** start Source material **
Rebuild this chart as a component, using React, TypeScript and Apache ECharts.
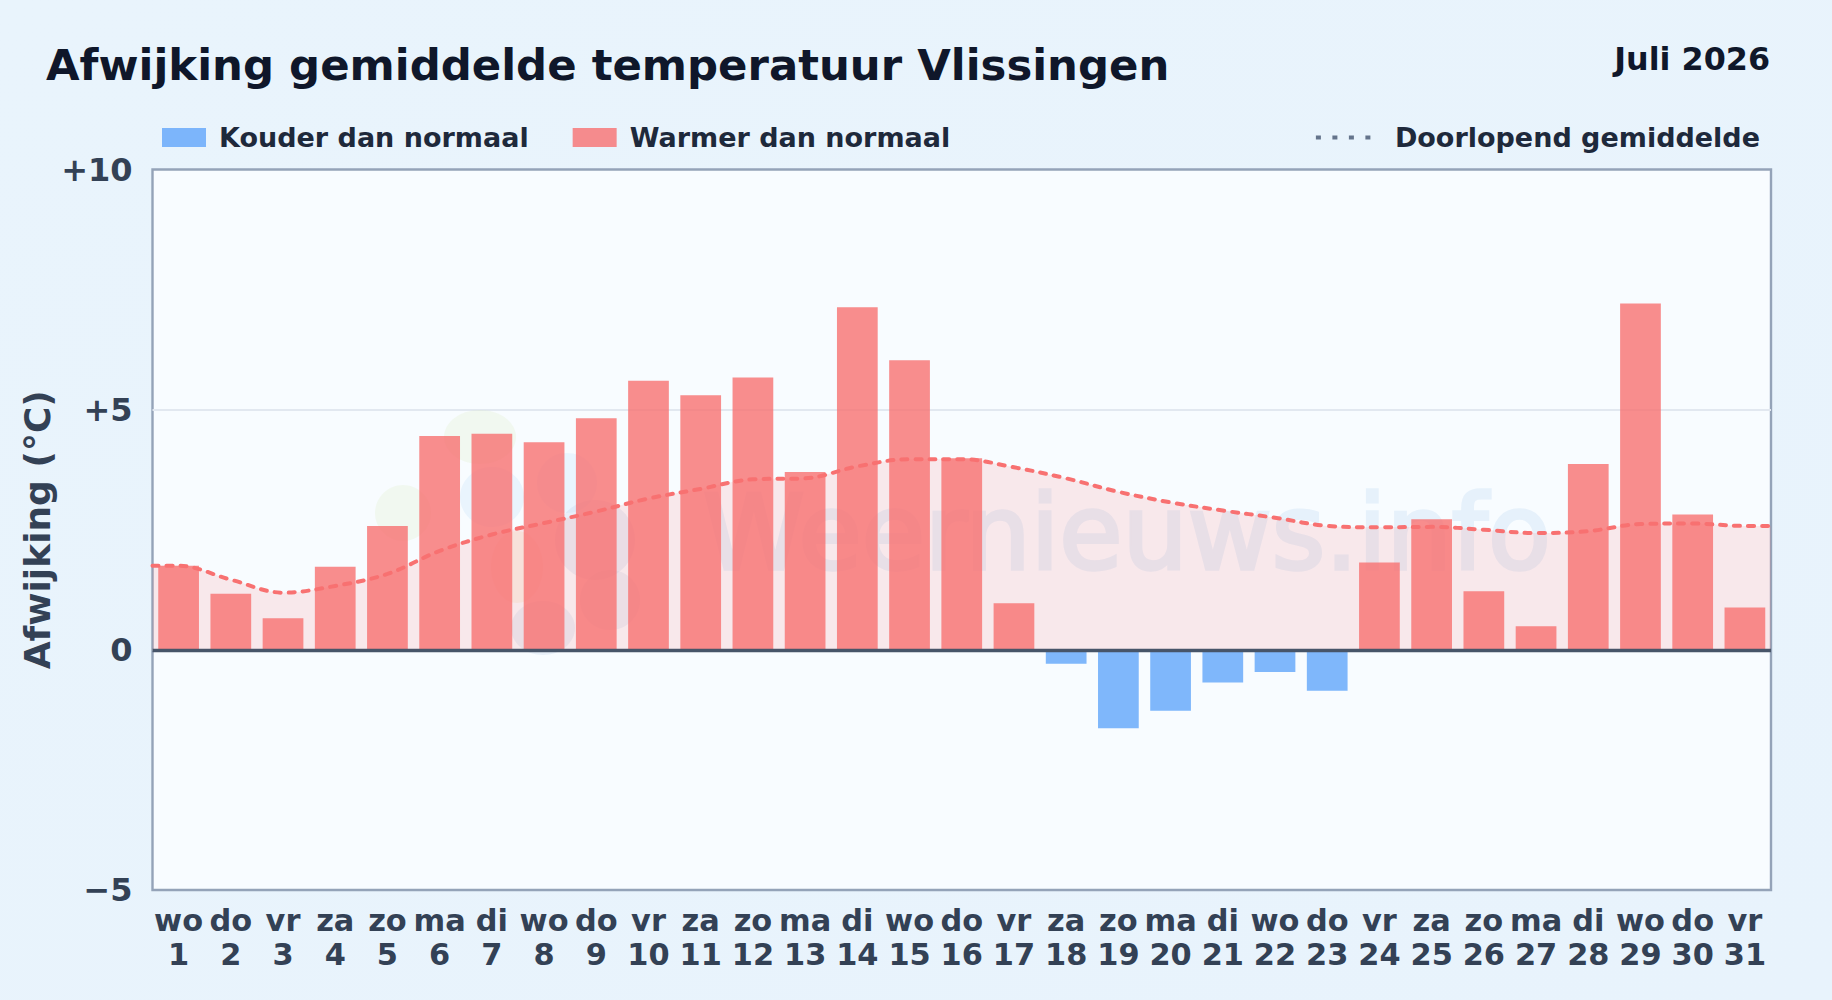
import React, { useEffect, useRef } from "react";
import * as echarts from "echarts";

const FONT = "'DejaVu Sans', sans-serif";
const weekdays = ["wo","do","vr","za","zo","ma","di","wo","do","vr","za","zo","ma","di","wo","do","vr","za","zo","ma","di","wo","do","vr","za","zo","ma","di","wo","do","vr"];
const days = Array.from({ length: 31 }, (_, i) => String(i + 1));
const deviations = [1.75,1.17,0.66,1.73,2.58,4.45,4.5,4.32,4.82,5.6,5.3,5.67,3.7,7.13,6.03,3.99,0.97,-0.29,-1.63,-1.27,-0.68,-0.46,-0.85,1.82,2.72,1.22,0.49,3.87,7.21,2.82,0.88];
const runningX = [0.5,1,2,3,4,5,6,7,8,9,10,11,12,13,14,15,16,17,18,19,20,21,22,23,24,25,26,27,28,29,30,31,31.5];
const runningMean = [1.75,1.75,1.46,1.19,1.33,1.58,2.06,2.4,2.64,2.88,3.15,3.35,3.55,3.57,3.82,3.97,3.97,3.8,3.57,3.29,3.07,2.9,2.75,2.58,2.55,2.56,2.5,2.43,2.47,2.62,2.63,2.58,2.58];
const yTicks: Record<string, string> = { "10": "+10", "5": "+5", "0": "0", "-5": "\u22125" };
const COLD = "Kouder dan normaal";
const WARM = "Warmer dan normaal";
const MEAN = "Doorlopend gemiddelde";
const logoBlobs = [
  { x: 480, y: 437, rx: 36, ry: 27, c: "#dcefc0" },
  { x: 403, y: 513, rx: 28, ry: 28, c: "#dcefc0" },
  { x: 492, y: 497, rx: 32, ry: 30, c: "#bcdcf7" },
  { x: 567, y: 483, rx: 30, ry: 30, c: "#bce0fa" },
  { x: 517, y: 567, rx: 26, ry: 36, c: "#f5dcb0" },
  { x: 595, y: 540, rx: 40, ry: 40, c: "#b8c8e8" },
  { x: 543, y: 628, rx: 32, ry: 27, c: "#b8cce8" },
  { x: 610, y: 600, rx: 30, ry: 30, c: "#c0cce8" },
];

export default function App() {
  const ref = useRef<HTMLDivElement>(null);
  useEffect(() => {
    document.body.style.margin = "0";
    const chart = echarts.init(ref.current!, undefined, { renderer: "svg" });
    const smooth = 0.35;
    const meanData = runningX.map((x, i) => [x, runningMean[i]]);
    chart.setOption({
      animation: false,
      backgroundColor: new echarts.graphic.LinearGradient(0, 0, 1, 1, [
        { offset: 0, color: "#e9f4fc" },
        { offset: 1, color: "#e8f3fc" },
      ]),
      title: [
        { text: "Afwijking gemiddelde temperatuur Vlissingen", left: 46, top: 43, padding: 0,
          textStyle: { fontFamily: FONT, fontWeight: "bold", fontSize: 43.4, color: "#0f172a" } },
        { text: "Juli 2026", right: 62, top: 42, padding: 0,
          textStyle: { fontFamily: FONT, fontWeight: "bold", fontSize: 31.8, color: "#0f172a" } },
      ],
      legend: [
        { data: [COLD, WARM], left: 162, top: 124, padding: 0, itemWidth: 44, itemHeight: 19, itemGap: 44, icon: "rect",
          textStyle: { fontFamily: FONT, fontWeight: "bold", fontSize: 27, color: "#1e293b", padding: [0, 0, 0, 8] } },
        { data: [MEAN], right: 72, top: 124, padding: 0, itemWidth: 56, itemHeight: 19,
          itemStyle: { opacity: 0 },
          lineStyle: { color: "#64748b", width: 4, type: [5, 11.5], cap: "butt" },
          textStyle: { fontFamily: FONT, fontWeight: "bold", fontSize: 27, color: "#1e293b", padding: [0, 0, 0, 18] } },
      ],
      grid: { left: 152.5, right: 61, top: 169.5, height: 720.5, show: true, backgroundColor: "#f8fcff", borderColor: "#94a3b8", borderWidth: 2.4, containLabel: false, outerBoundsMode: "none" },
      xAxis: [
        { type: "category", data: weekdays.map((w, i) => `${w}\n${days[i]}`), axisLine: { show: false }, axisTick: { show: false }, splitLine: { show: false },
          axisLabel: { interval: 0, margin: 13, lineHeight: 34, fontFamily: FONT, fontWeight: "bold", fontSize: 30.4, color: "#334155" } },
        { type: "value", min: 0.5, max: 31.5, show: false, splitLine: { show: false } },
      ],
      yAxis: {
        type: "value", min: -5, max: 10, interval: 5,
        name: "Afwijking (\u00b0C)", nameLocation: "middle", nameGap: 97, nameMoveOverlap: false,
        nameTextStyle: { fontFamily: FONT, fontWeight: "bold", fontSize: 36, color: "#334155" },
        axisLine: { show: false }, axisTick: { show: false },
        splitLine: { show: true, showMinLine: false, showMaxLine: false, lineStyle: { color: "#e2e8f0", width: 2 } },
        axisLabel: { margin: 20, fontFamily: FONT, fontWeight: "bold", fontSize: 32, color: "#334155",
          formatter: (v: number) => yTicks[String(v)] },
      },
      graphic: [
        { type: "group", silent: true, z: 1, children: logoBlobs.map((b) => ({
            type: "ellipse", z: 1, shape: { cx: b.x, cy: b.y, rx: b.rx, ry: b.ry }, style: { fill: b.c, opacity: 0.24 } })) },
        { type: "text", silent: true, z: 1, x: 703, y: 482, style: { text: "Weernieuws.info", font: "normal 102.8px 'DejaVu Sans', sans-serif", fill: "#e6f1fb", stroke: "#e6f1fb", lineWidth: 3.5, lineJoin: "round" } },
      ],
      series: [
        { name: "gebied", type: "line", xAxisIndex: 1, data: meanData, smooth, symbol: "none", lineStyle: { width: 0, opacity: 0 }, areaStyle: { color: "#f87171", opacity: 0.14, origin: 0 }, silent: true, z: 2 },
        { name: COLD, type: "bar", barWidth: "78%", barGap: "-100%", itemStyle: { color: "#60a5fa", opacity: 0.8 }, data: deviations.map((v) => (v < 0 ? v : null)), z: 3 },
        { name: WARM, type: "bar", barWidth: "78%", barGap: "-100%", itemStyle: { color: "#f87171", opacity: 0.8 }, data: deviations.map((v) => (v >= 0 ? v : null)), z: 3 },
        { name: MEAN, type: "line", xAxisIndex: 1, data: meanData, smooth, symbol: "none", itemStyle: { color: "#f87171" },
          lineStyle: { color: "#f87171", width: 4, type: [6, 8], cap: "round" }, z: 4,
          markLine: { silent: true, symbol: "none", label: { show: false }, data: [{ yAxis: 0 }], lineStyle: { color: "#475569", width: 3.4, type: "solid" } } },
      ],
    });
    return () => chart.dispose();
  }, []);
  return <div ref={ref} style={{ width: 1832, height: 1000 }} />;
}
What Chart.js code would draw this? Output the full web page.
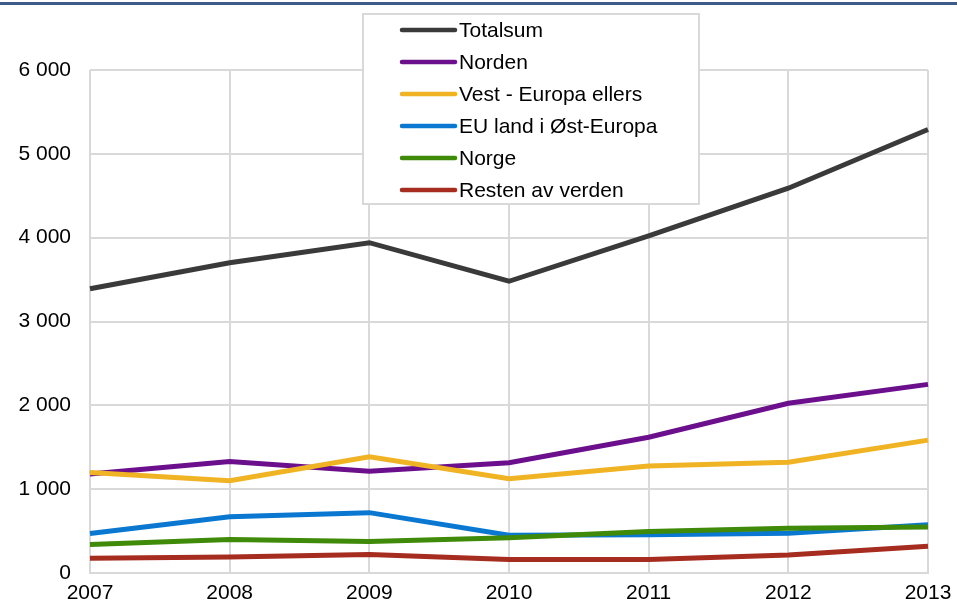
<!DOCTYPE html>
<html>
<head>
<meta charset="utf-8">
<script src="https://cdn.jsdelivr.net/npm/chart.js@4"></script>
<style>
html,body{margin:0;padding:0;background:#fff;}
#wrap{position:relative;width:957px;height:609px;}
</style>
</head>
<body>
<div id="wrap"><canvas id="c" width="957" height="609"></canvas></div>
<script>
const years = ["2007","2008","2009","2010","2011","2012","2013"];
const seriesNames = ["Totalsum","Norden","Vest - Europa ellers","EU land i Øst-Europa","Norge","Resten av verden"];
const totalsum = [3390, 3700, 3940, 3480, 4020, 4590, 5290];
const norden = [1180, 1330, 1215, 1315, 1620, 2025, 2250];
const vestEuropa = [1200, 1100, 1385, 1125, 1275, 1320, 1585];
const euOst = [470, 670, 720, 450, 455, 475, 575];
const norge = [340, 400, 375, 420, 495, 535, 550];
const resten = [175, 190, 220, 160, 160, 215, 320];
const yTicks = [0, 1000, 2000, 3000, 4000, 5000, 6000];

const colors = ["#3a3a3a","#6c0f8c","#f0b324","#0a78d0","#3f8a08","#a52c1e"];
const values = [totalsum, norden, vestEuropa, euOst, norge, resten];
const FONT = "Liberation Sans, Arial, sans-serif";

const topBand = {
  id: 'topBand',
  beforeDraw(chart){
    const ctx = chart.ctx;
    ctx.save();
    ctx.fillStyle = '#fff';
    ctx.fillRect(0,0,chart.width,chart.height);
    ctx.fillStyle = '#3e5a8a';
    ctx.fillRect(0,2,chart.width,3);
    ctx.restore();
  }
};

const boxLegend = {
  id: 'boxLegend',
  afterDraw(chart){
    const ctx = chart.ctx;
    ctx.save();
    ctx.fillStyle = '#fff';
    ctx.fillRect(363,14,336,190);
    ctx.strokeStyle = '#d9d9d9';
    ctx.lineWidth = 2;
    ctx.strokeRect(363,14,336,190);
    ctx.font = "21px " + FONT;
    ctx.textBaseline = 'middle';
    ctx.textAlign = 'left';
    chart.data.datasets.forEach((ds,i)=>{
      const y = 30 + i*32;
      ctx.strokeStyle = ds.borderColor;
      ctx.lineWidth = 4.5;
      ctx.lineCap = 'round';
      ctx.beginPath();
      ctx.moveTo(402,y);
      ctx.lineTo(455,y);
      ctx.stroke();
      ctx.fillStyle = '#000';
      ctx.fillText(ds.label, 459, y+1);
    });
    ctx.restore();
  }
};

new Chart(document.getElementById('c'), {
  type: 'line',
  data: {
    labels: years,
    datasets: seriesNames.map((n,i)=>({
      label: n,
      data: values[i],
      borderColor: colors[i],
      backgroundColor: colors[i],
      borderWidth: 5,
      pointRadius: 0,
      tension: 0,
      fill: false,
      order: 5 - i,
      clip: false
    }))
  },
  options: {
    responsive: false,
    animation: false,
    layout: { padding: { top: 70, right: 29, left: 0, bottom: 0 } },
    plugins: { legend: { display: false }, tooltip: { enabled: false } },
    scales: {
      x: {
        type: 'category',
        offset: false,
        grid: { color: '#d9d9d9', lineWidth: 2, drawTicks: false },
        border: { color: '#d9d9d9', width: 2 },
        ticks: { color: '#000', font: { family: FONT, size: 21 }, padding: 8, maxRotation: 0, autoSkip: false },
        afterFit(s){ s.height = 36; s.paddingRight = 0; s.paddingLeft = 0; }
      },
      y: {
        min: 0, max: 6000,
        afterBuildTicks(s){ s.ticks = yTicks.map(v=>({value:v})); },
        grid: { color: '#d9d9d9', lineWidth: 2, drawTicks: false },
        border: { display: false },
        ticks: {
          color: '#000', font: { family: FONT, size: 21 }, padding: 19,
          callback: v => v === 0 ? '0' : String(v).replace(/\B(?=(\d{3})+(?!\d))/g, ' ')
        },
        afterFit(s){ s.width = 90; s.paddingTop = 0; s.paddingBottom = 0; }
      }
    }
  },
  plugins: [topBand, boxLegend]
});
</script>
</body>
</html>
** end Source material **
**Problem to solve**
Give again, exactly as written above, every line from the one holding "What Chart.js code" to the one holding "const yTicks = [0, 1000, 2000, 3000, 4000, 5000, 6000];", with both ends kept and the pictures left out.

**Task result**
What Chart.js code would draw this? Output the full web page.
<!DOCTYPE html>
<html>
<head>
<meta charset="utf-8">
<script src="https://cdn.jsdelivr.net/npm/chart.js@4"></script>
<style>
html,body{margin:0;padding:0;background:#fff;}
#wrap{position:relative;width:957px;height:609px;}
</style>
</head>
<body>
<div id="wrap"><canvas id="c" width="957" height="609"></canvas></div>
<script>
const years = ["2007","2008","2009","2010","2011","2012","2013"];
const seriesNames = ["Totalsum","Norden","Vest - Europa ellers","EU land i Øst-Europa","Norge","Resten av verden"];
const totalsum = [3390, 3700, 3940, 3480, 4020, 4590, 5290];
const norden = [1180, 1330, 1215, 1315, 1620, 2025, 2250];
const vestEuropa = [1200, 1100, 1385, 1125, 1275, 1320, 1585];
const euOst = [470, 670, 720, 450, 455, 475, 575];
const norge = [340, 400, 375, 420, 495, 535, 550];
const resten = [175, 190, 220, 160, 160, 215, 320];
const yTicks = [0, 1000, 2000, 3000, 4000, 5000, 6000];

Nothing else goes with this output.